- _Material provided_
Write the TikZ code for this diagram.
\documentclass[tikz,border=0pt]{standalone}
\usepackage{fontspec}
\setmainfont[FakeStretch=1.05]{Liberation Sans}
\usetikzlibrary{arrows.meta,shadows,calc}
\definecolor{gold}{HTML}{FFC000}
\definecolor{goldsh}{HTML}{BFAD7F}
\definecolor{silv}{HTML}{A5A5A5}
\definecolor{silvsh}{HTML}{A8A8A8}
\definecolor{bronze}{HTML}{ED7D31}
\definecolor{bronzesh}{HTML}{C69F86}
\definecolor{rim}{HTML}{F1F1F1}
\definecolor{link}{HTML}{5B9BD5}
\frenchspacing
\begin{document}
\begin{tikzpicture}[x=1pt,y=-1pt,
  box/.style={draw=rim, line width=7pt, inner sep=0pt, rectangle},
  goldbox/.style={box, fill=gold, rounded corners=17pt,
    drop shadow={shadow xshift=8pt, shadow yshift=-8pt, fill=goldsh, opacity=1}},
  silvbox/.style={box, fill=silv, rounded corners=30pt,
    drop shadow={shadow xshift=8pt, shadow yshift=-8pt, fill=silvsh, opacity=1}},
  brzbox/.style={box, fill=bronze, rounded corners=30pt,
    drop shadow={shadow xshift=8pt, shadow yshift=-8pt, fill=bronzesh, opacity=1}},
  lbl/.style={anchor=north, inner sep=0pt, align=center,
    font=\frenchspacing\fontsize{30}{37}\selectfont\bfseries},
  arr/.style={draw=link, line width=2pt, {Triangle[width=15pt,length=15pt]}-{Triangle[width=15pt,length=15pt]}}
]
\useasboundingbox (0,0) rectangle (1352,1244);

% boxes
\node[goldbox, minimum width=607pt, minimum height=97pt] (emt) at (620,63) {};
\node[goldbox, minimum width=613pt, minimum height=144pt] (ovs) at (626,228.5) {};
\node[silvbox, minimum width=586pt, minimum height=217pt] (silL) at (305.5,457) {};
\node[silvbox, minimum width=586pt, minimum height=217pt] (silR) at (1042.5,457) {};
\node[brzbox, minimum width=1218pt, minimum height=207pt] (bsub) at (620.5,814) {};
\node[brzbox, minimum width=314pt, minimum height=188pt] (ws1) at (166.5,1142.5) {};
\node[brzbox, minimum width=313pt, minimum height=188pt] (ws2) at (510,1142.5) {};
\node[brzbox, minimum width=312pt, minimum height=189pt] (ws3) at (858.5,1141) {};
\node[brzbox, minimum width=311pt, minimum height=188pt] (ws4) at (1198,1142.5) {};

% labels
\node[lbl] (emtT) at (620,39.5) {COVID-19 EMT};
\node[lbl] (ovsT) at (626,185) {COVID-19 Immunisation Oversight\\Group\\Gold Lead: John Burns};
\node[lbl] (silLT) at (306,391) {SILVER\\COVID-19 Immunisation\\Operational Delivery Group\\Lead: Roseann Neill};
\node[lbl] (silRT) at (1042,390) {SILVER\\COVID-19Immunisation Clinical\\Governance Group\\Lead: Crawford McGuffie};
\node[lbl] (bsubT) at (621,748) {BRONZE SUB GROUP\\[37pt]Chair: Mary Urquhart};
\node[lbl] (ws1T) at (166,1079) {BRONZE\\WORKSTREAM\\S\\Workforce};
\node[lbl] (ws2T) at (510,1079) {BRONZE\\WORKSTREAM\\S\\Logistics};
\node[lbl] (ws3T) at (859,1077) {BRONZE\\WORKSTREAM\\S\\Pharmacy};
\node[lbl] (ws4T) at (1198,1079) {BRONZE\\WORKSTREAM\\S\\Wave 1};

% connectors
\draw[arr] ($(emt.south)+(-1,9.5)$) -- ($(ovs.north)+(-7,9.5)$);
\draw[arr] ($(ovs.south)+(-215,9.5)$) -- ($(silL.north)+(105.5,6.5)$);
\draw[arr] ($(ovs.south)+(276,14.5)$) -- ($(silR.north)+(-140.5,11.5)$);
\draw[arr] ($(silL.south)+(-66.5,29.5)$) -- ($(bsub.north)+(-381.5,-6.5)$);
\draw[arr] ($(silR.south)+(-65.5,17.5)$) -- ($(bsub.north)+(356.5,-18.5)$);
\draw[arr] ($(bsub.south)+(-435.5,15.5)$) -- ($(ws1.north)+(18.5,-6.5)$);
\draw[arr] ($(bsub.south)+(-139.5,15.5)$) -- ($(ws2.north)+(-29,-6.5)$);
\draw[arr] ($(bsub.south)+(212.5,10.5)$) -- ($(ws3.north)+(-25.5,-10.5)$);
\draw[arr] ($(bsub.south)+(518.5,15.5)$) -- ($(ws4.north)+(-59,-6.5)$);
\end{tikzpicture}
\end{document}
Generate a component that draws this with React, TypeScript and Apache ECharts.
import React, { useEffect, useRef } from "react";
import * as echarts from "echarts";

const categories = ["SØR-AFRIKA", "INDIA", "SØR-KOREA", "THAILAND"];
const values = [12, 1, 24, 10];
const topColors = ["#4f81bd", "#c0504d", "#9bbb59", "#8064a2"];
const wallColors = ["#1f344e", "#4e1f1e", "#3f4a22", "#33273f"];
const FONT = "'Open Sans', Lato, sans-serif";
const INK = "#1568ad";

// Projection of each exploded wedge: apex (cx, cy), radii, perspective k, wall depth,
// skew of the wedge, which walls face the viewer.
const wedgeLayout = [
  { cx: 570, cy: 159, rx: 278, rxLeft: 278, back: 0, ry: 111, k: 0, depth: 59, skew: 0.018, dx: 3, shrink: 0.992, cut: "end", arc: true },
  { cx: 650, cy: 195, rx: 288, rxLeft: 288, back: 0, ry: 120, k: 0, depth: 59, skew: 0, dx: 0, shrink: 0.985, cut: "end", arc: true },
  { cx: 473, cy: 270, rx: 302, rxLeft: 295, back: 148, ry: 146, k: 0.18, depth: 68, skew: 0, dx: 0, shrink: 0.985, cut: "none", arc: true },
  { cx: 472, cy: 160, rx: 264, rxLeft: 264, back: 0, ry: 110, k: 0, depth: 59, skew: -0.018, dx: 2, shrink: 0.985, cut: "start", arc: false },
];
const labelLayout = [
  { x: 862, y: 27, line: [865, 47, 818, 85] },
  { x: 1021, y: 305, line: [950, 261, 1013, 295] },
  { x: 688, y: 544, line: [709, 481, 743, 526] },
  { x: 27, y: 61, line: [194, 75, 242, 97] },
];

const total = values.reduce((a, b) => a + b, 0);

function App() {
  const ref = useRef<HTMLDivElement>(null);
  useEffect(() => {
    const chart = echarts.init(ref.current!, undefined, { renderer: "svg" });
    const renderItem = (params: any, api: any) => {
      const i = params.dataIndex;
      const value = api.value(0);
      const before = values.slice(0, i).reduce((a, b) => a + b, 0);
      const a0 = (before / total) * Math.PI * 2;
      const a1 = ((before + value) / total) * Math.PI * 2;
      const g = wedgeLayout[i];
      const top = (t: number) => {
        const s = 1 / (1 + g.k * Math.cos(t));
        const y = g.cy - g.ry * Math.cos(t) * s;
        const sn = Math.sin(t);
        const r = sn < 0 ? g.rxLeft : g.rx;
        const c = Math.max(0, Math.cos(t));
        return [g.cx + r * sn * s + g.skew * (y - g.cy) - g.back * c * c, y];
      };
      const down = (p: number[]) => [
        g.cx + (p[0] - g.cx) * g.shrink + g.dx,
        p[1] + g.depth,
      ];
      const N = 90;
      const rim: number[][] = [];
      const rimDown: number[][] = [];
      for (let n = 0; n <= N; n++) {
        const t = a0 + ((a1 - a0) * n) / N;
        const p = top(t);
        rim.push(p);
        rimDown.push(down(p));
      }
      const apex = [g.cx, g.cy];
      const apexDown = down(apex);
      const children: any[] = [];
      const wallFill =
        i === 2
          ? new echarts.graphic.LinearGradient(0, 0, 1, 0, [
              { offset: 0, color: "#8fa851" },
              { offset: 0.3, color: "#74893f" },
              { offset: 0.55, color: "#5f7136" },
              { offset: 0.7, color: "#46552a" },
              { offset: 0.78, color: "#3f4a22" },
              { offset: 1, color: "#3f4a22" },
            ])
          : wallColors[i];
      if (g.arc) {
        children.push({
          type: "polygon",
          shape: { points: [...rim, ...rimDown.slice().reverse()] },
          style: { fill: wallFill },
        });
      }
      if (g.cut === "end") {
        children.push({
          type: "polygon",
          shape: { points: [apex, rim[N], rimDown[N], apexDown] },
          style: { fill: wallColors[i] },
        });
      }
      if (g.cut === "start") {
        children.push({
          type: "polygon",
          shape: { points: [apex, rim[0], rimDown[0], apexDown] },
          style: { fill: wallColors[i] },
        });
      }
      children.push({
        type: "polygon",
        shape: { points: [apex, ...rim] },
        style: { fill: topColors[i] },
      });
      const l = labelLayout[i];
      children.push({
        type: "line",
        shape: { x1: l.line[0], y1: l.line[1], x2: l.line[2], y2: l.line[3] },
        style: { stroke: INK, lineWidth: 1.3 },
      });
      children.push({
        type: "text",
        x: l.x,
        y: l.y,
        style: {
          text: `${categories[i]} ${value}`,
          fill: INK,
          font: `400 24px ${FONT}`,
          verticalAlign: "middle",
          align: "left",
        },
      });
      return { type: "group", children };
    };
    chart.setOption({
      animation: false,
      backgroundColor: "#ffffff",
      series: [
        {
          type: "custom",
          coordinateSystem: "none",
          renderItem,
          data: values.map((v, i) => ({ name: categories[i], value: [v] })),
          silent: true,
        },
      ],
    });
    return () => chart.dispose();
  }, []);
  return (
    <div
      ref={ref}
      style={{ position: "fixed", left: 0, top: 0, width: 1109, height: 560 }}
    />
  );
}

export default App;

- _Task directions_
Look over the listing. Pull out every line with the string "React" in it.

- _Expected answer_
Generate a component that draws this with React, TypeScript and Apache ECharts.
import React, { useEffect, useRef } from "react";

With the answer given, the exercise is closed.